__Exercise aim__.
Search the data for the word "this". Reproduce every line where it is found.

Plotting code records
───

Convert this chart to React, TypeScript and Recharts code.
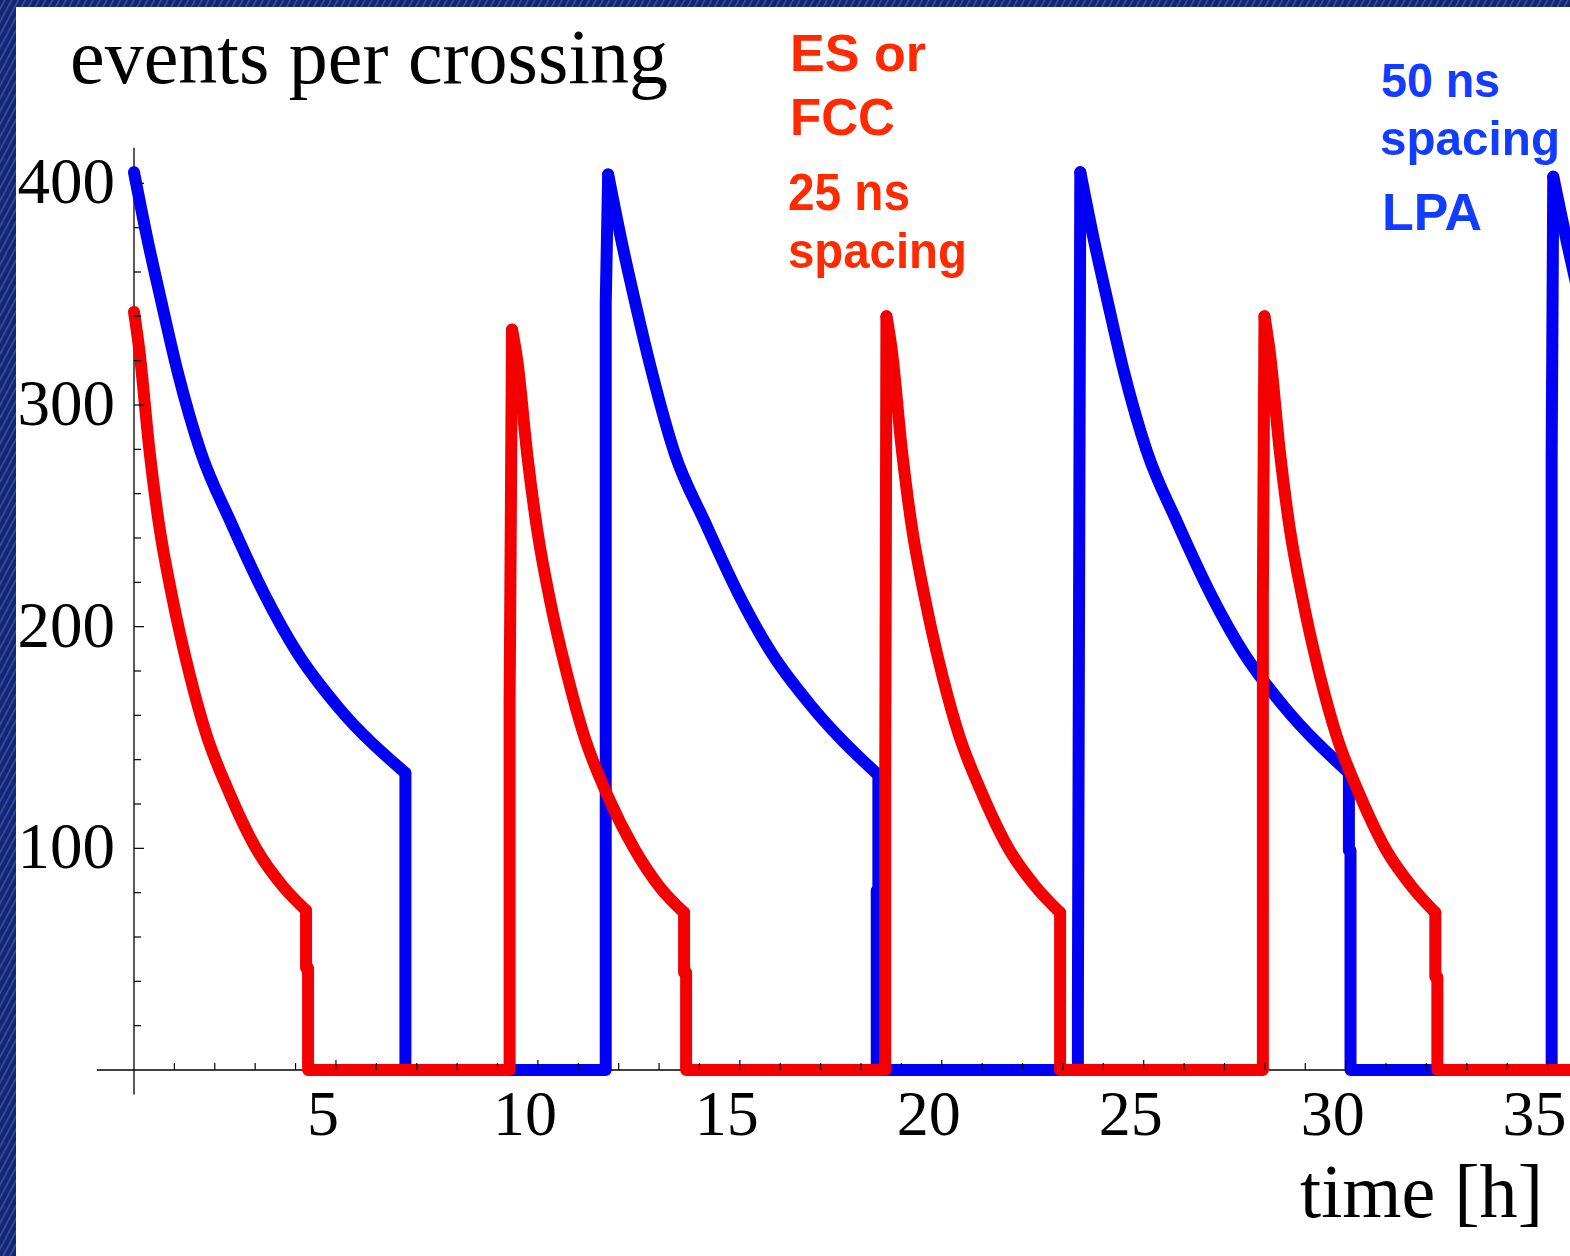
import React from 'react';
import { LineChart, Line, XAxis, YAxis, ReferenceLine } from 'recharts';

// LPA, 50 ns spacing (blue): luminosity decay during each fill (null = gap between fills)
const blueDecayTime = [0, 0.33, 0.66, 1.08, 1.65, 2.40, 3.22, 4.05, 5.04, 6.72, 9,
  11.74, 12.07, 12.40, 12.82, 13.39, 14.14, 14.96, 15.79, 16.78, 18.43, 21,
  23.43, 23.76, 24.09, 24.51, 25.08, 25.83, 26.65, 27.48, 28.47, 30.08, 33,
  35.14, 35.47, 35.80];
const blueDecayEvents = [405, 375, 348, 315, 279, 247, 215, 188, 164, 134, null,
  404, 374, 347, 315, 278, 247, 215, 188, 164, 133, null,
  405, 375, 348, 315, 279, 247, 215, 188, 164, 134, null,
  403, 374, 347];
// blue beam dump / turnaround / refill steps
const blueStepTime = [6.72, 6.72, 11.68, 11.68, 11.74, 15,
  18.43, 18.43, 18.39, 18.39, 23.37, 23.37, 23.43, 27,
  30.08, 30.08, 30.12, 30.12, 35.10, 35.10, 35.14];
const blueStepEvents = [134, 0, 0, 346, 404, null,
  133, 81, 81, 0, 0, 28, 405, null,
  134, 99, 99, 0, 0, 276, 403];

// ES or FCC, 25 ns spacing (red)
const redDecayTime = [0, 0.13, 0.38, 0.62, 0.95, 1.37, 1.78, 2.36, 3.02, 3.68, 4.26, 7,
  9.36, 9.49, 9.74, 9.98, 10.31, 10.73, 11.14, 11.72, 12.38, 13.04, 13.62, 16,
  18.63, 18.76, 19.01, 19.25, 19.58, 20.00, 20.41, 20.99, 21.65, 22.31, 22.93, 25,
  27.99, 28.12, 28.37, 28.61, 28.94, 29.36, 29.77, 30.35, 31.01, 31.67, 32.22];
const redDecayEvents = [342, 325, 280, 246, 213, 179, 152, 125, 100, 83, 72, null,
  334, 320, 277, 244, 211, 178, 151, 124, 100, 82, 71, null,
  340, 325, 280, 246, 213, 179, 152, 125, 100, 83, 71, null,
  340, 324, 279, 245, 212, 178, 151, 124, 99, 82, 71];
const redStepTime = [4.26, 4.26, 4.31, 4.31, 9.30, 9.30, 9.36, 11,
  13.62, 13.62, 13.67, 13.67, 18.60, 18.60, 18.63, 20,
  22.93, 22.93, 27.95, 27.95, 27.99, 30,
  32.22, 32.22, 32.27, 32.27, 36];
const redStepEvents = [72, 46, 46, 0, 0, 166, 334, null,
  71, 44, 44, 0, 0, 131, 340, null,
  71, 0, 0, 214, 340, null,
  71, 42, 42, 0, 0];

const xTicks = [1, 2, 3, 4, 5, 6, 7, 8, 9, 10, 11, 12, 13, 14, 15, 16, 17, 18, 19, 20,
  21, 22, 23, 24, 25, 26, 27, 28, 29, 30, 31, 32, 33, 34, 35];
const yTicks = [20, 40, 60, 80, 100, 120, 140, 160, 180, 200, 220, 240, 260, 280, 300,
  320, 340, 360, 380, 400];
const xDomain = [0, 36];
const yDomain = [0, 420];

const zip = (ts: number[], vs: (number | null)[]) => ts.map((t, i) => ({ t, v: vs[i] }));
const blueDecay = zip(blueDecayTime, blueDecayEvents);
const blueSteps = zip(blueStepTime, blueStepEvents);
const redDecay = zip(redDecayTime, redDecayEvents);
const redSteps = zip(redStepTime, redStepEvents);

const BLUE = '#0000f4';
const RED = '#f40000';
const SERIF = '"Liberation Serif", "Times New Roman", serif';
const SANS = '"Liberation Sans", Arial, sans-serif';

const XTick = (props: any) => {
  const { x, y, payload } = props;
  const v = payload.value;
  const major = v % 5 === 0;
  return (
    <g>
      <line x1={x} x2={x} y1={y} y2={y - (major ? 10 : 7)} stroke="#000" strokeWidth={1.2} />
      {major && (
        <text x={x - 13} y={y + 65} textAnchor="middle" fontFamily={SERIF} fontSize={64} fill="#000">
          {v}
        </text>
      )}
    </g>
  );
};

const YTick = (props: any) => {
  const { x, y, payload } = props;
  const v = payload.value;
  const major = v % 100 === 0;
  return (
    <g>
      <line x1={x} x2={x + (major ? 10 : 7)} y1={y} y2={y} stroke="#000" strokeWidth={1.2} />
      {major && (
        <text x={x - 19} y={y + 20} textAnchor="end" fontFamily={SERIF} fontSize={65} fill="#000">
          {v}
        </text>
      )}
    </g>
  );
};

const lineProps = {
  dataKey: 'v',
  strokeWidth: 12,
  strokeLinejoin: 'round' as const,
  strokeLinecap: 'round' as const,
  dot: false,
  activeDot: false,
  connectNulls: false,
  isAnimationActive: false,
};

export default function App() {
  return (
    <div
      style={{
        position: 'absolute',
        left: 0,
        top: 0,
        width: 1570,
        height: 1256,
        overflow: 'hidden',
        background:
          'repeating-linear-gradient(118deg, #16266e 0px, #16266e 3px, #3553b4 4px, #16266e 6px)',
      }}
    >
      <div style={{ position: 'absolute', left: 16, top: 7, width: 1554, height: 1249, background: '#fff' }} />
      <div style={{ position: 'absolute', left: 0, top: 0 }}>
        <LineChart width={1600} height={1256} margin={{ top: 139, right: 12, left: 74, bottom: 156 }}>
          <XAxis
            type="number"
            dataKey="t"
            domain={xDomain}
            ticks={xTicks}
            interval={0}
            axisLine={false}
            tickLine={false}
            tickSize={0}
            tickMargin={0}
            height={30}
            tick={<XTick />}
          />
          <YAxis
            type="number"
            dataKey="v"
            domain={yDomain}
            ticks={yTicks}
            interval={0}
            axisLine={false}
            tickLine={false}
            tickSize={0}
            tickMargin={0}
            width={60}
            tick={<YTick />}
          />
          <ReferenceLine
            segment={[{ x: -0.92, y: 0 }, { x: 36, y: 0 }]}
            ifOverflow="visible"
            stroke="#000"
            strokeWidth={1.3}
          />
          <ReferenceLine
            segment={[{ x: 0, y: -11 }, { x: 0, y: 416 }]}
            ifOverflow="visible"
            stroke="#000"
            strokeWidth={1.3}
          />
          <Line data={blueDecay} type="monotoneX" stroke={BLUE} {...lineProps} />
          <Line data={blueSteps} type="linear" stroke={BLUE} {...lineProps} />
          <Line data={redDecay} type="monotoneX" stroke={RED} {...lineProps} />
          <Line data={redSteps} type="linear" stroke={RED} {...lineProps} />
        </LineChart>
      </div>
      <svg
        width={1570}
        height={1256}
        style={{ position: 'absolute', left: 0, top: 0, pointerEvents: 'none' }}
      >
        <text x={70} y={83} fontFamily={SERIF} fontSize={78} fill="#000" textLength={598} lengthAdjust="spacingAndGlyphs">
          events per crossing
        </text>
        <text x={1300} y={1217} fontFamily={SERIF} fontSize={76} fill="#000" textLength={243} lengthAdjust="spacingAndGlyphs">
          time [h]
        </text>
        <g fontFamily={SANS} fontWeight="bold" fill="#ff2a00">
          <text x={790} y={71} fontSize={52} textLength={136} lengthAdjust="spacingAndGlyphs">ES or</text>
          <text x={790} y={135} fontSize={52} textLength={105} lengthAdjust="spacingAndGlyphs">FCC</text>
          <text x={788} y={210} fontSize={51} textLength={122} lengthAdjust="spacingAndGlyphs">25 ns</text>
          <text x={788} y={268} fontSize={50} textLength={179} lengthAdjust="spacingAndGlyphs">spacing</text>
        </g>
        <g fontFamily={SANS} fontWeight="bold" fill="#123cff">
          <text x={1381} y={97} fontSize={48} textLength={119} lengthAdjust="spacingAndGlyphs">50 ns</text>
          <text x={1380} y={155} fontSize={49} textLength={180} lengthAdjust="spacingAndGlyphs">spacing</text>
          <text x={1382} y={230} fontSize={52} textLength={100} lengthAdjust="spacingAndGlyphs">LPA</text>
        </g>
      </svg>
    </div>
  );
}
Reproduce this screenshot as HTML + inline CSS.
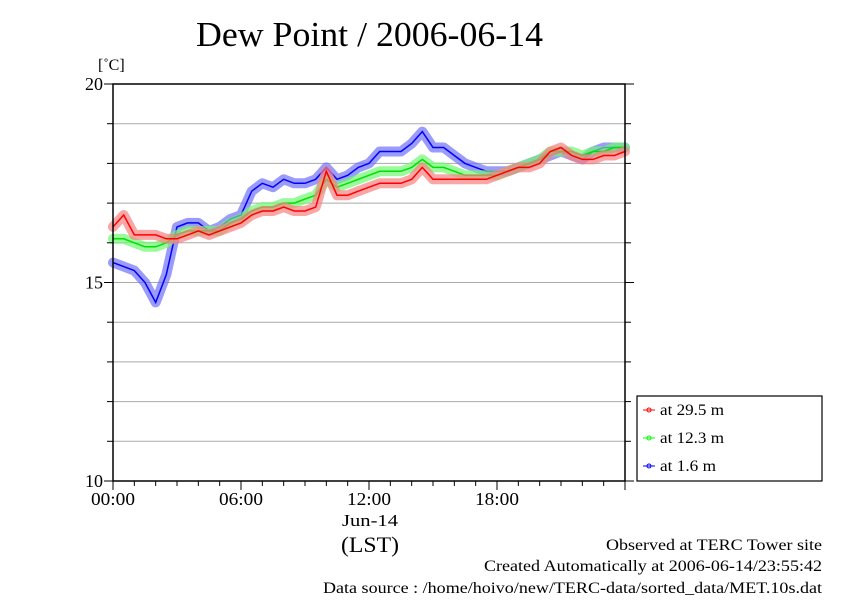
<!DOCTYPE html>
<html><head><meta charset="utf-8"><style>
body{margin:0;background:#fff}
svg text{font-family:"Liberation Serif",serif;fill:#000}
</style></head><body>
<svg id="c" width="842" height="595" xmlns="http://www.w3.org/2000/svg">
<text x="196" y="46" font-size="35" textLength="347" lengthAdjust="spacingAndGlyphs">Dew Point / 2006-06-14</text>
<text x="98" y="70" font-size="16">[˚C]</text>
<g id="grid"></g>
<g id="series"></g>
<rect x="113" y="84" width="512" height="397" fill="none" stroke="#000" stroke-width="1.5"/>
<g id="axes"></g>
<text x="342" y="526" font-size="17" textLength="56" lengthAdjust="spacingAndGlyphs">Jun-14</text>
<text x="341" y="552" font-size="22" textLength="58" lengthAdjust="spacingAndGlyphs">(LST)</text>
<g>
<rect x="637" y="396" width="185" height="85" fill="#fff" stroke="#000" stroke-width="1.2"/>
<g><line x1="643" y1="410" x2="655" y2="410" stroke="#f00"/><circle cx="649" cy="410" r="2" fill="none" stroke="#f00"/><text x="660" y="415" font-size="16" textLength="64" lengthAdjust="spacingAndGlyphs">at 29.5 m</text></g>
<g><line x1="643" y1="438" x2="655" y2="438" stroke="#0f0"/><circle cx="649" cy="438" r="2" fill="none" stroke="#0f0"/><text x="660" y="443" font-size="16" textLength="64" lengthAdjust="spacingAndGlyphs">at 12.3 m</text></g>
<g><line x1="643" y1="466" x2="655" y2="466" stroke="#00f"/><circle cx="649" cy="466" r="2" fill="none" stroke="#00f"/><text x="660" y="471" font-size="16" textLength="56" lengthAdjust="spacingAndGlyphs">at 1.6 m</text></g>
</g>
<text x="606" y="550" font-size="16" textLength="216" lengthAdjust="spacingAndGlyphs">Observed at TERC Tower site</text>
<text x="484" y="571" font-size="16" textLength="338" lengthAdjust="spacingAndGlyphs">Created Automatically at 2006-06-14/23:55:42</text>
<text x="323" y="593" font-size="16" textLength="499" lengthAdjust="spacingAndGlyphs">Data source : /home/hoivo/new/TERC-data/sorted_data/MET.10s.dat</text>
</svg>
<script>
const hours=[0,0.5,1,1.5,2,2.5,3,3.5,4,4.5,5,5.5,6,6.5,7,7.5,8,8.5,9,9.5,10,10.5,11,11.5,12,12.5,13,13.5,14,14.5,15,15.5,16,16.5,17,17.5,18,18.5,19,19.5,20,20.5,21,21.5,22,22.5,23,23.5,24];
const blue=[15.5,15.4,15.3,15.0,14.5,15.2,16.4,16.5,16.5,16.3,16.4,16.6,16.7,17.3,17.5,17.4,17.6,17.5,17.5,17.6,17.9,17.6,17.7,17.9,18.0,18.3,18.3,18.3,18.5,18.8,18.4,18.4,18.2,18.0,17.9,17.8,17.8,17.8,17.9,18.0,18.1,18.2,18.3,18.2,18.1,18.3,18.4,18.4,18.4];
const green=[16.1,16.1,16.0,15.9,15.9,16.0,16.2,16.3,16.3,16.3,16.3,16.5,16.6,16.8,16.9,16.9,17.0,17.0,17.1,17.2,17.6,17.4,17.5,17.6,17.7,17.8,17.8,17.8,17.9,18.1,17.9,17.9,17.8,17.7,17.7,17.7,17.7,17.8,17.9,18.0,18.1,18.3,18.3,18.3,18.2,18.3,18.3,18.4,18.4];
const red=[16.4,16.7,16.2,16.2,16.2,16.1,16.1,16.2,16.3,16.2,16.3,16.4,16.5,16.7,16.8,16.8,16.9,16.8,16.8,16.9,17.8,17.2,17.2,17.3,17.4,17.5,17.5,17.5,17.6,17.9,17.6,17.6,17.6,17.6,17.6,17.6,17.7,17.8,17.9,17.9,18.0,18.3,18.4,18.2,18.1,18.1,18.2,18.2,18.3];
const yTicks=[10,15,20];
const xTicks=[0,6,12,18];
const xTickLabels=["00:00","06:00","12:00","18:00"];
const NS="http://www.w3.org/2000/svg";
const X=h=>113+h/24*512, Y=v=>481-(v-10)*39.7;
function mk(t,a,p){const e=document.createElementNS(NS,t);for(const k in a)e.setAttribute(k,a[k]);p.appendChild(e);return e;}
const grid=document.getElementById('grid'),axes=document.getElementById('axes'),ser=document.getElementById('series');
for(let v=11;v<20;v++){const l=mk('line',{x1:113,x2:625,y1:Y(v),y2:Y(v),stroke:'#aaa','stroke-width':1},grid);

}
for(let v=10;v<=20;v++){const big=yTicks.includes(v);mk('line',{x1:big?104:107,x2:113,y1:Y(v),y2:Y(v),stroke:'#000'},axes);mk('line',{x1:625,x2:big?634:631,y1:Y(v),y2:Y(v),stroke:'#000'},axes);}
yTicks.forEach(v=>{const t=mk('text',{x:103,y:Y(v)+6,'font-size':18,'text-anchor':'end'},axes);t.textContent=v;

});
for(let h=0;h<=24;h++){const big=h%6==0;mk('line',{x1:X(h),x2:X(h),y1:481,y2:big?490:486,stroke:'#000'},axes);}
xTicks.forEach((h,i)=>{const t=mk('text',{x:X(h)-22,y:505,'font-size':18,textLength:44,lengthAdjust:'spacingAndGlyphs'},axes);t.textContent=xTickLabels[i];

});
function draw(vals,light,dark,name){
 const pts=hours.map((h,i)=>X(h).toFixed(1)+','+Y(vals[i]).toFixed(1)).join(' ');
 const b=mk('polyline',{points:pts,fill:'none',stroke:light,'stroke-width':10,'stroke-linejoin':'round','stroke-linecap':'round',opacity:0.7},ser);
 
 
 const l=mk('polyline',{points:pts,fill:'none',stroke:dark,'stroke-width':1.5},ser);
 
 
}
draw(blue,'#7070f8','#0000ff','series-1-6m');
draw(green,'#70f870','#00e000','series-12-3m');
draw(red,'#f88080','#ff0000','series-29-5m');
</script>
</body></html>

───

__Response below__.
Convert this chart to React, TypeScript and Recharts code.
Reproduce this screenshot as HTML + inline CSS.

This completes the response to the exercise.